Task to carry out ▸
Output each entry below as it stands, leaving out every picture.

***** Exercise data *****

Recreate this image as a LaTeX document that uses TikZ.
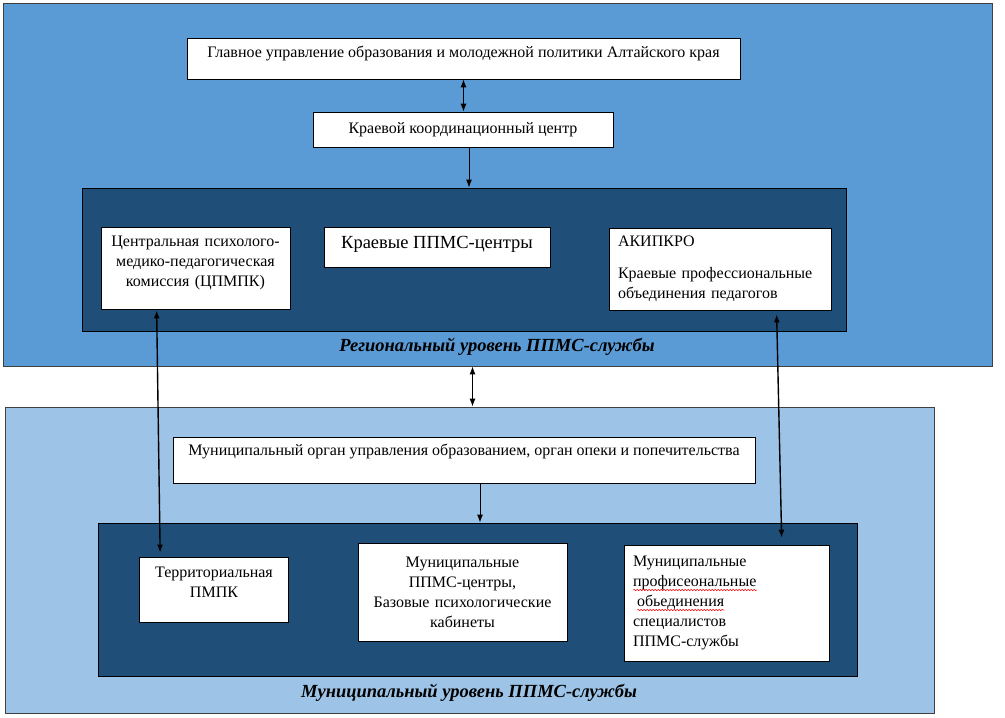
\documentclass[tikz,border=0pt]{standalone}
\usepackage{fontspec}
\setmainfont{Liberation Serif}
\usetikzlibrary{arrows.meta,calc,positioning,decorations.pathmorphing}

\definecolor{regblue}{RGB}{91,155,213}
\definecolor{munblue}{RGB}{157,195,230}
\definecolor{deepblue}{RGB}{31,78,121}

% spell-checker wave under a word
\newsavebox{\wavebox}
\newcommand{\spellwave}[1]{\leavevmode\sbox{\wavebox}{#1}\rlap{\usebox{\wavebox}}%
  \tikz[baseline=0pt]\draw[red, line width=0.5pt, decorate,
    decoration={snake, amplitude=0.7pt, segment length=3pt}]
    (0pt,-3.5pt) -- (\the\wd\wavebox,-3.5pt);}

\begin{document}
\begin{tikzpicture}[
    >={Latex[length=8pt,width=6pt]},
    x=1pt, y=-1pt,
    every node/.style={font=\fontsize{16}{20}\selectfont},
    tierpanel/.style={draw=black!75, line width=0.8pt, inner sep=0pt},
    corebox/.style={draw=black, fill=deepblue, line width=0.8pt, inner sep=0pt},
    unitbox/.style={draw=black, fill=white, line width=0.7pt, inner sep=4pt, align=center},
    caption/.style={font=\fontsize{18.5}{22}\selectfont\bfseries\itshape},
    link/.style={line width=1pt},
    longlink/.style={line width=1.4pt}
  ]
    \useasboundingbox (0,0) rectangle (1005,718);

    %------------------ Regional level ------------------%
    \node[tierpanel, fill=regblue, minimum width=989, minimum height=363] (regbg) at (497.5,184.5) {};
    \node[corebox, minimum width=764, minimum height=143] (regcore) at (464,259.5) {};

    % Governing bodies
    \node[unitbox, minimum width=553, inner ysep=0pt, text height=19.3, text depth=21.7] (glav) at (463.5,58.5)
      {Главное управление образования и молодежной политики Алтайского края};
    \node[unitbox, minimum width=300, inner ysep=0pt, text height=21, text depth=14] (krc) at (463,129.5)
      {Краевой координационный центр};

    % Regional units
    \node[unitbox, text width=181, minimum height=82] (cpmpk) at (195.5,268)
      {Центральная психолого-\\медико-педагогическая\\комиссия (ЦПМПК)\\[-6pt]\mbox{}};
    \node[unitbox, minimum width=226, inner ysep=0pt, text height=21.7, text depth=18.3,
      font=\fontsize{18.5}{22}\selectfont] (kppms) at (437,247) {Краевые ППМС-центры};
    \node[unitbox, align=left, inner xsep=9pt, text width=204, minimum height=82] (akip) at (720,269)
      {АКИПКРО\\[12pt]Краевые профессиональные\\объединения педагогов};

    % Caption
    \node[caption] (reglabel) at (497,347) {Региональный уровень ППМС-службы};

    %------------------ Municipal level -----------------%
    \node[tierpanel, fill=munblue, minimum width=929, minimum height=306] (munbg) at (469.5,560) {};
    \node[corebox, minimum width=759, minimum height=153] (muncore) at (477.5,599.5) {};

    % Governing body
    \node[unitbox, minimum width=582, inner ysep=0pt, text height=18.3, text depth=27.7] (morg) at (464,460)
      {Муниципальный орган управления образованием, орган опеки и попечительства};

    % Municipal units
    \node[unitbox, text width=141, minimum height=65] (tpmpk) at (214,589.5)
      {Территориальная\\ПМПК\\[-6pt]\mbox{}};
    \node[unitbox, text width=201, minimum height=98] (mppms) at (462.5,592)
      {Муниципальные\\ППМС-центры,\\Базовые психологические\\кабинеты};
    \node[unitbox, align=left, inner xsep=9pt, text width=187, minimum height=116] (mprof) at (726.5,603)
      {Муниципальные\\\spellwave{профисеональные}\\\hspace*{4pt}\spellwave{обьединения}\\специалистов\\ППМС-службы};

    % Caption
    \node[caption] (munlabel) at (469,693) {Муниципальный уровень ППМС-службы};

    %------------------ Connectors ----------------------%
    \draw[<->, link] (glav.south) -- (glav.south |- krc.north);

    \coordinate (kdown) at ($(krc.south)+(6,0)$);
    \draw[->, link] (kdown) -- (kdown |- regcore.north);

    \coordinate (lvl) at ($(regbg.south)+(-25,0)$);
    \draw[<->, link] (lvl) -- (lvl |- munbg.north);

    \coordinate (mdown) at ($(morg.south)+(16,0)$);
    \draw[->, link] (mdown) -- (mdown |- muncore.north);

    % Long links between levels
    \coordinate (cup) at ($(cpmpk.south west)+(56,1)$);
    \coordinate (cdn) at ($(tpmpk.north west)+(21,-4)$);
    \draw[<->, longlink] (cup) -- (cdn);

    \coordinate (aup) at ($(akip.south west)+(168,4)$);
    \coordinate (adn) at ($(mprof.north west)+(158,-7)$);
    \draw[<->, longlink] (aup) -- (adn);

  \end{tikzpicture}
\end{document}
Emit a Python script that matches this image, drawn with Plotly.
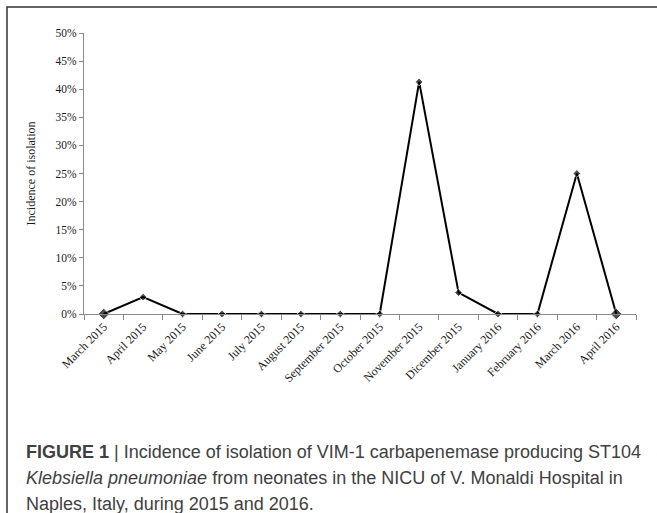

*****

Answer to the problem ▸
Recreate this image as a LaTeX document that uses TikZ.
\documentclass[tikz,border=0pt]{standalone}
\usepackage{fontspec}
\setmainfont{Liberation Serif}
\usetikzlibrary{arrows.meta,calc,positioning,decorations.pathmorphing}

\definecolor{regblue}{RGB}{91,155,213}
\definecolor{munblue}{RGB}{157,195,230}
\definecolor{deepblue}{RGB}{31,78,121}

% spell-checker wave under a word
\newsavebox{\wavebox}
\newcommand{\spellwave}[1]{\leavevmode\sbox{\wavebox}{#1}\rlap{\usebox{\wavebox}}%
  \tikz[baseline=0pt]\draw[red, line width=0.5pt, decorate,
    decoration={snake, amplitude=0.7pt, segment length=3pt}]
    (0pt,-3.5pt) -- (\the\wd\wavebox,-3.5pt);}

\begin{document}
\begin{tikzpicture}[
    >={Latex[length=8pt,width=6pt]},
    x=1pt, y=-1pt,
    every node/.style={font=\fontsize{16}{20}\selectfont},
    tierpanel/.style={draw=black!75, line width=0.8pt, inner sep=0pt},
    corebox/.style={draw=black, fill=deepblue, line width=0.8pt, inner sep=0pt},
    unitbox/.style={draw=black, fill=white, line width=0.7pt, inner sep=4pt, align=center},
    caption/.style={font=\fontsize{18.5}{22}\selectfont\bfseries\itshape},
    link/.style={line width=1pt},
    longlink/.style={line width=1.4pt}
  ]
    \useasboundingbox (0,0) rectangle (1005,718);

    %------------------ Regional level ------------------%
    \node[tierpanel, fill=regblue, minimum width=989, minimum height=363] (regbg) at (497.5,184.5) {};
    \node[corebox, minimum width=764, minimum height=143] (regcore) at (464,259.5) {};

    % Governing bodies
    \node[unitbox, minimum width=553, inner ysep=0pt, text height=19.3, text depth=21.7] (glav) at (463.5,58.5)
      {Главное управление образования и молодежной политики Алтайского края};
    \node[unitbox, minimum width=300, inner ysep=0pt, text height=21, text depth=14] (krc) at (463,129.5)
      {Краевой координационный центр};

    % Regional units
    \node[unitbox, text width=181, minimum height=82] (cpmpk) at (195.5,268)
      {Центральная психолого-\\медико-педагогическая\\комиссия (ЦПМПК)\\[-6pt]\mbox{}};
    \node[unitbox, minimum width=226, inner ysep=0pt, text height=21.7, text depth=18.3,
      font=\fontsize{18.5}{22}\selectfont] (kppms) at (437,247) {Краевые ППМС-центры};
    \node[unitbox, align=left, inner xsep=9pt, text width=204, minimum height=82] (akip) at (720,269)
      {АКИПКРО\\[12pt]Краевые профессиональные\\объединения педагогов};

    % Caption
    \node[caption] (reglabel) at (497,347) {Региональный уровень ППМС-службы};

    %------------------ Municipal level -----------------%
    \node[tierpanel, fill=munblue, minimum width=929, minimum height=306] (munbg) at (469.5,560) {};
    \node[corebox, minimum width=759, minimum height=153] (muncore) at (477.5,599.5) {};

    % Governing body
    \node[unitbox, minimum width=582, inner ysep=0pt, text height=18.3, text depth=27.7] (morg) at (464,460)
      {Муниципальный орган управления образованием, орган опеки и попечительства};

    % Municipal units
    \node[unitbox, text width=141, minimum height=65] (tpmpk) at (214,589.5)
      {Территориальная\\ПМПК\\[-6pt]\mbox{}};
    \node[unitbox, text width=201, minimum height=98] (mppms) at (462.5,592)
      {Муниципальные\\ППМС-центры,\\Базовые психологические\\кабинеты};
    \node[unitbox, align=left, inner xsep=9pt, text width=187, minimum height=116] (mprof) at (726.5,603)
      {Муниципальные\\\spellwave{профисеональные}\\\hspace*{4pt}\spellwave{обьединения}\\специалистов\\ППМС-службы};

    % Caption
    \node[caption] (munlabel) at (469,693) {Муниципальный уровень ППМС-службы};

    %------------------ Connectors ----------------------%
    \draw[<->, link] (glav.south) -- (glav.south |- krc.north);

    \coordinate (kdown) at ($(krc.south)+(6,0)$);
    \draw[->, link] (kdown) -- (kdown |- regcore.north);

    \coordinate (lvl) at ($(regbg.south)+(-25,0)$);
    \draw[<->, link] (lvl) -- (lvl |- munbg.north);

    \coordinate (mdown) at ($(morg.south)+(16,0)$);
    \draw[->, link] (mdown) -- (mdown |- muncore.north);

    % Long links between levels
    \coordinate (cup) at ($(cpmpk.south west)+(56,1)$);
    \coordinate (cdn) at ($(tpmpk.north west)+(21,-4)$);
    \draw[<->, longlink] (cup) -- (cdn);

    \coordinate (aup) at ($(akip.south west)+(168,4)$);
    \coordinate (adn) at ($(mprof.north west)+(158,-7)$);
    \draw[<->, longlink] (aup) -- (adn);

  \end{tikzpicture}
\end{document}
Emit a Python script that matches this image, drawn with Plotly.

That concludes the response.